In 1974, Jamaican reggae singer-songwriter Bob Marley met 16-year old photographer Dennis Morris and was immediately taken with him. Over the next 7 years, the two developed a friendship as Bob went on tour and Dennis captured some of the most iconic images of him at concerts, backstage, and between shows. In this short documentary, Dennis tells the stories behind his famous photographs of Bob, what he learned from his work with him from 1974 to 1981, and his collaboration with contemporary artist Shepard Fairey.

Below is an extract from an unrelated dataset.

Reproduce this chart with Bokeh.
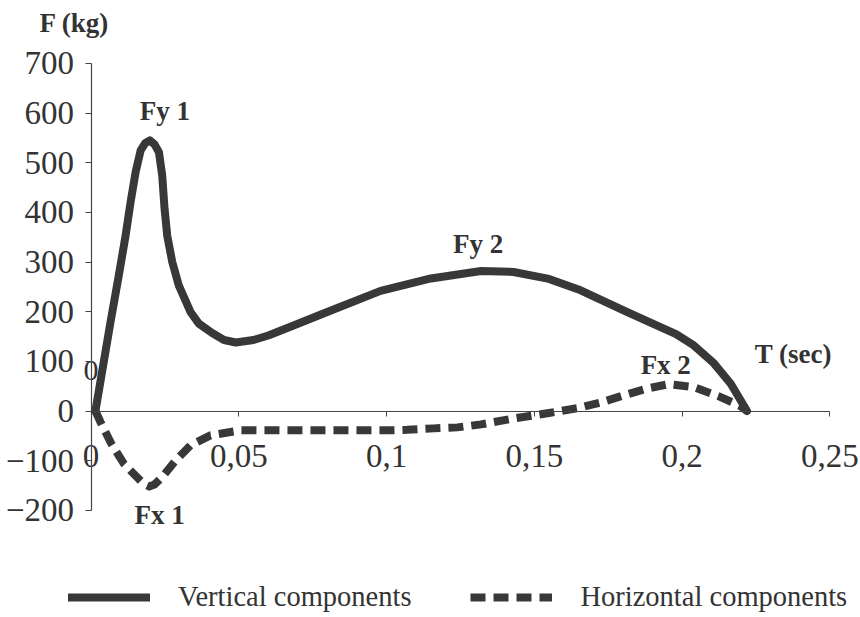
from bokeh.plotting import figure
from bokeh.models import FixedTicker, Range1d, Legend, LegendItem
from bokeh.core.properties import value
from bokeh.embed import file_html
from bokeh.resources import INLINE

# ---- data ----
t_vertical = [0.0015, 0.0066, 0.0094, 0.0117, 0.0134, 0.0151, 0.0168, 0.0184, 0.0199,
              0.0215, 0.0230, 0.0241, 0.0249, 0.0258, 0.0275, 0.0297, 0.0337, 0.0365,
              0.041, 0.045, 0.049, 0.055, 0.060, 0.066, 0.081, 0.098, 0.115, 0.132,
              0.143, 0.155, 0.1657, 0.1815, 0.1916, 0.198, 0.204, 0.2108, 0.2165, 0.222]
f_vertical = [0, 179, 273, 353, 421, 481, 525, 540, 545,
              537, 521, 474, 407, 353, 300, 253, 199, 176,
              157, 143, 138, 143, 152, 166, 202, 242, 267, 282,
              280, 266, 243, 199, 172, 155, 132, 96, 55, 0]

t_horizontal = [0.0015, 0.0032, 0.0068, 0.0111, 0.0150, 0.0179, 0.0197, 0.0215, 0.0241,
                0.0286, 0.0337, 0.0404, 0.0506, 0.075, 0.100, 0.107, 0.116, 0.124,
                0.132, 0.143, 0.155, 0.165, 0.173, 0.180, 0.188, 0.1955, 0.204,
                0.2127, 0.2195, 0.222]
f_horizontal = [0, -22, -65, -106, -130, -147, -152, -148, -133,
                -100, -69, -49, -39, -39, -39, -38, -35, -33,
                -27, -15, -4, 6, 18, 31, 45, 54, 48,
                29, 11, 0]

x_ticks = [0, 0.05, 0.1, 0.15, 0.2, 0.25]
x_tick_labels = ["0", "0,05", "0,1", "0,15", "0,2", "0,25"]
y_ticks = [-200, -100, 0, 100, 200, 300, 400, 500, 600, 700]

legend_labels = ["Vertical components", "Horizontal components"]
peak_labels = ["Fy 1", "Fy 2", "Fx 1", "Fx 2"]

FONT = "Liberation Serif"
INK = "#383838"
TXT = "#333333"

W, H = 860, 617
KX = 2955.0     # px per unit of time
KY = 0.4965     # px per kg
X0_PX = 90.5    # x=0 position from left of canvas
Y0_PX = 410.5   # y=0 position from top of canvas

x_start = -X0_PX / KX
x_end = x_start + W / KX
y_end = Y0_PX / KY
y_start = y_end - H / KY

p = figure(width=W, height=H, output_backend="svg", toolbar_location=None,
           x_range=Range1d(x_start, x_end), y_range=Range1d(y_start, y_end),
           min_border_left=0, min_border_right=0, min_border_top=0,
           min_border_bottom=0, title=None)
p.outline_line_color = None
p.grid.visible = False
p.background_fill_color = "white"
p.border_fill_color = "white"

r_v = p.line(t_vertical, f_vertical, line_width=8, line_color=INK,
             line_join="round", line_cap="round")
r_h = p.line(t_horizontal, f_horizontal, line_width=8, line_color=INK,
             line_dash="15 8", line_join="miter", line_cap="butt")

# axes crossing at the origin
xa = p.xaxis[0]
xa.fixed_location = 0
xa.ticker = FixedTicker(ticks=x_ticks)
xa.major_label_overrides = {t: s for t, s in zip(x_ticks, x_tick_labels)}
xa.bounds = (0, 0.25)
xa.major_tick_out = 5
xa.major_tick_in = 0
xa.major_label_standoff = 29
ya = p.yaxis[0]
ya.fixed_location = 0
ya.ticker = FixedTicker(ticks=y_ticks)
ya.bounds = (-200, 700)
ya.major_tick_out = 6
ya.major_tick_in = 0
ya.major_label_standoff = 11
for ax in (xa, ya):
    ax.minor_tick_line_color = None
    ax.axis_line_color = "#444444"
    ax.axis_line_width = 1.2
    ax.major_tick_line_color = "#444444"
    ax.major_label_text_font = FONT
    ax.major_label_text_font_size = "33px"
    ax.major_label_text_color = TXT

# peak labels, positioned from the data extremes
iv1 = f_vertical.index(max(f_vertical))
second = f_vertical[iv1 + 10:]
iv2 = iv1 + 10 + second.index(max(second))
ih1 = f_horizontal.index(min(f_horizontal))
ih2 = f_horizontal.index(max(f_horizontal))
lab_x = [t_vertical[iv1] + 0.0051, t_vertical[iv2] - 0.001,
         t_horizontal[ih1] + 0.0035, t_horizontal[ih2] - 0.001]
lab_y = [f_vertical[iv1] + 60, f_vertical[iv2] + 55,
         f_horizontal[ih1] - 58, f_horizontal[ih2] + 38]
p.text(x=lab_x, y=lab_y, text=peak_labels, text_font=value(FONT),
       text_font_style="bold", text_font_size="27px", text_color=TXT,
       text_align="center", text_baseline="middle")

# axis titles and the stray "0" data label
p.text(x=[0.2377, -0.0056], y=[114, 782], text=["T (sec)", "F (kg)"],
       text_font=value(FONT), text_font_style="bold", text_font_size="27px",
       text_color=TXT, text_align="center", text_baseline="middle")
p.text(x=[0.0], y=[81], text=["0"], text_font=value(FONT),
       text_font_size="30px", text_color=TXT,
       text_align="center", text_baseline="middle")

legend = Legend(items=[LegendItem(label=legend_labels[0], renderers=[r_v]),
                       LegendItem(label=legend_labels[1], renderers=[r_h])],
                orientation="horizontal", location=(68, 4),
                glyph_width=82, glyph_height=24, label_height=24,
                label_standoff=28, spacing=59, padding=0, margin=0,
                border_line_color=None, background_fill_alpha=0,
                label_text_font=FONT, label_text_font_size="28.5px",
                label_text_color=TXT)
p.add_layout(legend)

open("out.html", "w").write(file_html(p, INLINE))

"He was one of the first Jamaican musicians to understand the power of images. Most Jamaican musicians were never interested in photos – just making a record and getting paid. Bob understood the power of the image and what that could do. And I think he realized that I could get what he wanted to portray." ~ Morris on Bob Marley
Babylon By Van: This is the first photo Morris took of Marley, back in 1974, in the singer's Ford Transit tour van. "When you're looking at it, he's just turning towards the seat I'm sitting in," he says. "He just turned around and said, 'You ready, Dennis?' I got in there and the adventure began."
Whenever he had time off, what'd he always do was go to a sports shop and buy 20 footballs, 20 pairs of boots and whatever. I didn't realize [at the time], but it was for the kids in Trench Town, back home. He was a very generous man."
Morris took this photo at Marley's home on Hope Road in Kingston around 1978
Live at the Lyceum
"This was the gig of gigs – one of the best he ever played," says Morris of this image, which comes from a London show in 1975.